** begin RECORDS SHOWN **
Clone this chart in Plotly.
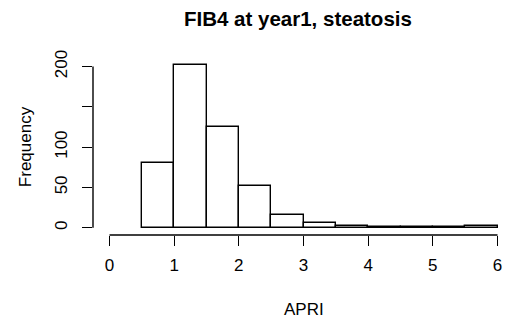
import plotly.graph_objects as go

# Histogram of FIB4 at year 1 (steatosis group), bins of width 0.5
bin_left = [0.5, 1.0, 1.5, 2.0, 2.5, 3.0, 3.5, 4.0, 4.5, 5.0, 5.5]
bin_width = 0.5
counts = [80, 202, 125, 52, 16, 6, 2, 1, 1, 1, 2]

x_ticks = [0, 1, 2, 3, 4, 5, 6]
y_ticks = [0, 50, 100, 150, 200]
y_tick_text = ["0", "50", "100", "", "200"]

title_text = "FIB4 at year1, steatosis"
x_title = "APRI"
y_title = "Frequency"

FONT = "Liberation Sans, Arial, sans-serif"
LW = 1.4
X_RANGE = [-0.2551, 6.0848]
Y_RANGE = [-9.06, 233.0]

centers = [b + bin_width / 2 for b in bin_left]

fig = go.Figure()
fig.add_trace(go.Bar(
    x=centers,
    y=counts,
    width=bin_width,
    marker=dict(color="white", line=dict(color="black", width=LW)),
    showlegend=False,
    hoverinfo="skip",
))

fig.update_layout(
    width=513,
    height=322,
    margin=dict(l=93, r=10, t=40, b=87, pad=0),
    paper_bgcolor="white",
    plot_bgcolor="white",
    font=dict(family=FONT, size=17, color="black"),
    bargap=0,
    xaxis=dict(
        range=X_RANGE,
        tickvals=x_ticks,
        ticktext=[str(v) for v in x_ticks],
        ticks="outside",
        ticklen=10,
        tickwidth=LW,
        tickcolor="black",
        showline=False,
        showgrid=False,
        zeroline=False,
        automargin=False,
        ticklabelstandoff=5,
    ),
    yaxis=dict(
        range=Y_RANGE,
        tickvals=y_ticks,
        ticktext=y_tick_text,
        tickangle=-90,
        ticks="outside",
        ticklen=10,
        tickwidth=LW,
        tickcolor="black",
        showline=False,
        showgrid=False,
        zeroline=False,
        automargin=False,
        ticklabelstandoff=8,
    ),
    shapes=[
        # x axis line spanning the tick range
        dict(type="line", xref="x", yref="paper",
             x0=min(x_ticks), x1=max(x_ticks), y0=0, y1=0,
             line=dict(color="black", width=LW)),
        # y axis line spanning the tick range
        dict(type="line", xref="paper", yref="y",
             x0=0, x1=0, y0=min(y_ticks), y1=max(y_ticks),
             line=dict(color="black", width=LW)),
    ],
    annotations=[
        dict(text="<b>" + title_text + "</b>", xref="paper", yref="paper",
             x=0.5, y=1, yshift=35, xanchor="center", yanchor="top",
             showarrow=False, font=dict(size=20.5, family=FONT)),
        dict(text=x_title, xref="x", yref="paper",
             x=3, y=0, yshift=-74,
             xanchor="center", yanchor="middle",
             showarrow=False, font=dict(size=17, family=FONT)),
        dict(text=y_title, xref="paper", yref="y",
             x=0, xshift=-68, y=100, textangle=-90,
             xanchor="center", yanchor="middle",
             showarrow=False, font=dict(size=17, family=FONT)),
    ],
)

fig.write_html("out.html")
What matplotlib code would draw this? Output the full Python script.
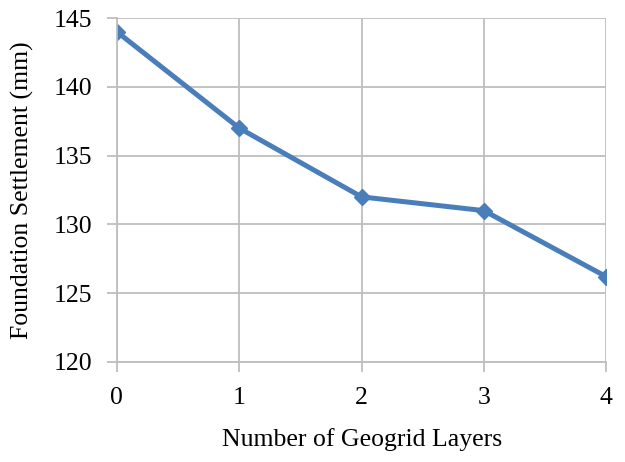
import matplotlib
matplotlib.use('Agg')
import matplotlib.pyplot as plt

# geogrid layers vs foundation settlement
layers = [0, 1, 2, 3, 4]
settlement = [144, 137, 132, 131, 126.2]

plt.rcParams['font.family'] = ['Liberation Serif', 'DejaVu Serif']

fig = plt.figure(figsize=(6.25, 4.62), dpi=100)
ax = fig.add_axes([0.187, 0.2165, 0.783, 0.7445])

ax.plot(layers, settlement, color='#4a7ebb', linewidth=3.6, marker='D', markersize=8)

ax.set_xlim(0, 4)
ax.set_ylim(120, 145)
ax.set_xticks(layers)
ax.set_yticks([120, 125, 130, 135, 140, 145])
ax.grid(True, color='#bebebe', linewidth=1.3)
ax.set_axisbelow(True)
for s in ['top', 'right']:
    ax.spines[s].set_visible(False)
for s in ['left', 'bottom']:
    ax.spines[s].set_color('#bebebe')
    ax.spines[s].set_linewidth(1.3)
ax.tick_params(axis='both', colors='#bebebe', length=7, width=1.3, labelsize=18.5,
               labelcolor='black')
ax.tick_params(axis='x', pad=11)
ax.tick_params(axis='y', pad=11)

ax.set_xlabel('Number of Geogrid Layers', fontsize=18.5, labelpad=14)
ax.set_ylabel('Foundation Settlement (mm)', fontsize=18.5, labelpad=14)

fig.savefig('out.png', dpi=100)
plt.close(fig)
** end RECORDS SHOWN **
Copy each line above precisely, dropping the pictures.

* **ANSWER BELOW**
Clone this chart in Plotly.
import plotly.graph_objects as go

# Histogram of FIB4 at year 1 (steatosis group), bins of width 0.5
bin_left = [0.5, 1.0, 1.5, 2.0, 2.5, 3.0, 3.5, 4.0, 4.5, 5.0, 5.5]
bin_width = 0.5
counts = [80, 202, 125, 52, 16, 6, 2, 1, 1, 1, 2]

x_ticks = [0, 1, 2, 3, 4, 5, 6]
y_ticks = [0, 50, 100, 150, 200]
y_tick_text = ["0", "50", "100", "", "200"]

title_text = "FIB4 at year1, steatosis"
x_title = "APRI"
y_title = "Frequency"

FONT = "Liberation Sans, Arial, sans-serif"
LW = 1.4
X_RANGE = [-0.2551, 6.0848]
Y_RANGE = [-9.06, 233.0]

centers = [b + bin_width / 2 for b in bin_left]

fig = go.Figure()
fig.add_trace(go.Bar(
    x=centers,
    y=counts,
    width=bin_width,
    marker=dict(color="white", line=dict(color="black", width=LW)),
    showlegend=False,
    hoverinfo="skip",
))

fig.update_layout(
    width=513,
    height=322,
    margin=dict(l=93, r=10, t=40, b=87, pad=0),
    paper_bgcolor="white",
    plot_bgcolor="white",
    font=dict(family=FONT, size=17, color="black"),
    bargap=0,
    xaxis=dict(
        range=X_RANGE,
        tickvals=x_ticks,
        ticktext=[str(v) for v in x_ticks],
        ticks="outside",
        ticklen=10,
        tickwidth=LW,
        tickcolor="black",
        showline=False,
        showgrid=False,
        zeroline=False,
        automargin=False,
        ticklabelstandoff=5,
    ),
    yaxis=dict(
        range=Y_RANGE,
        tickvals=y_ticks,
        ticktext=y_tick_text,
        tickangle=-90,
        ticks="outside",
        ticklen=10,
        tickwidth=LW,
        tickcolor="black",
        showline=False,
        showgrid=False,
        zeroline=False,
        automargin=False,
        ticklabelstandoff=8,
    ),
    shapes=[
        # x axis line spanning the tick range
        dict(type="line", xref="x", yref="paper",
             x0=min(x_ticks), x1=max(x_ticks), y0=0, y1=0,
             line=dict(color="black", width=LW)),
        # y axis line spanning the tick range
        dict(type="line", xref="paper", yref="y",
             x0=0, x1=0, y0=min(y_ticks), y1=max(y_ticks),
             line=dict(color="black", width=LW)),
    ],
    annotations=[
        dict(text="<b>" + title_text + "</b>", xref="paper", yref="paper",
             x=0.5, y=1, yshift=35, xanchor="center", yanchor="top",
             showarrow=False, font=dict(size=20.5, family=FONT)),
        dict(text=x_title, xref="x", yref="paper",
             x=3, y=0, yshift=-74,
             xanchor="center", yanchor="middle",
             showarrow=False, font=dict(size=17, family=FONT)),
        dict(text=y_title, xref="paper", yref="y",
             x=0, xshift=-68, y=100, textangle=-90,
             xanchor="center", yanchor="middle",
             showarrow=False, font=dict(size=17, family=FONT)),
    ],
)

fig.write_html("out.html")
What matplotlib code would draw this? Output the full Python script.
import matplotlib
matplotlib.use('Agg')
import matplotlib.pyplot as plt

# geogrid layers vs foundation settlement
layers = [0, 1, 2, 3, 4]
settlement = [144, 137, 132, 131, 126.2]

plt.rcParams['font.family'] = ['Liberation Serif', 'DejaVu Serif']

fig = plt.figure(figsize=(6.25, 4.62), dpi=100)
ax = fig.add_axes([0.187, 0.2165, 0.783, 0.7445])

ax.plot(layers, settlement, color='#4a7ebb', linewidth=3.6, marker='D', markersize=8)

ax.set_xlim(0, 4)
ax.set_ylim(120, 145)
ax.set_xticks(layers)
ax.set_yticks([120, 125, 130, 135, 140, 145])
ax.grid(True, color='#bebebe', linewidth=1.3)
ax.set_axisbelow(True)
for s in ['top', 'right']:
    ax.spines[s].set_visible(False)
for s in ['left', 'bottom']:
    ax.spines[s].set_color('#bebebe')
    ax.spines[s].set_linewidth(1.3)
ax.tick_params(axis='both', colors='#bebebe', length=7, width=1.3, labelsize=18.5,
               labelcolor='black')
ax.tick_params(axis='x', pad=11)
ax.tick_params(axis='y', pad=11)

ax.set_xlabel('Number of Geogrid Layers', fontsize=18.5, labelpad=14)
ax.set_ylabel('Foundation Settlement (mm)', fontsize=18.5, labelpad=14)

fig.savefig('out.png', dpi=100)
plt.close(fig)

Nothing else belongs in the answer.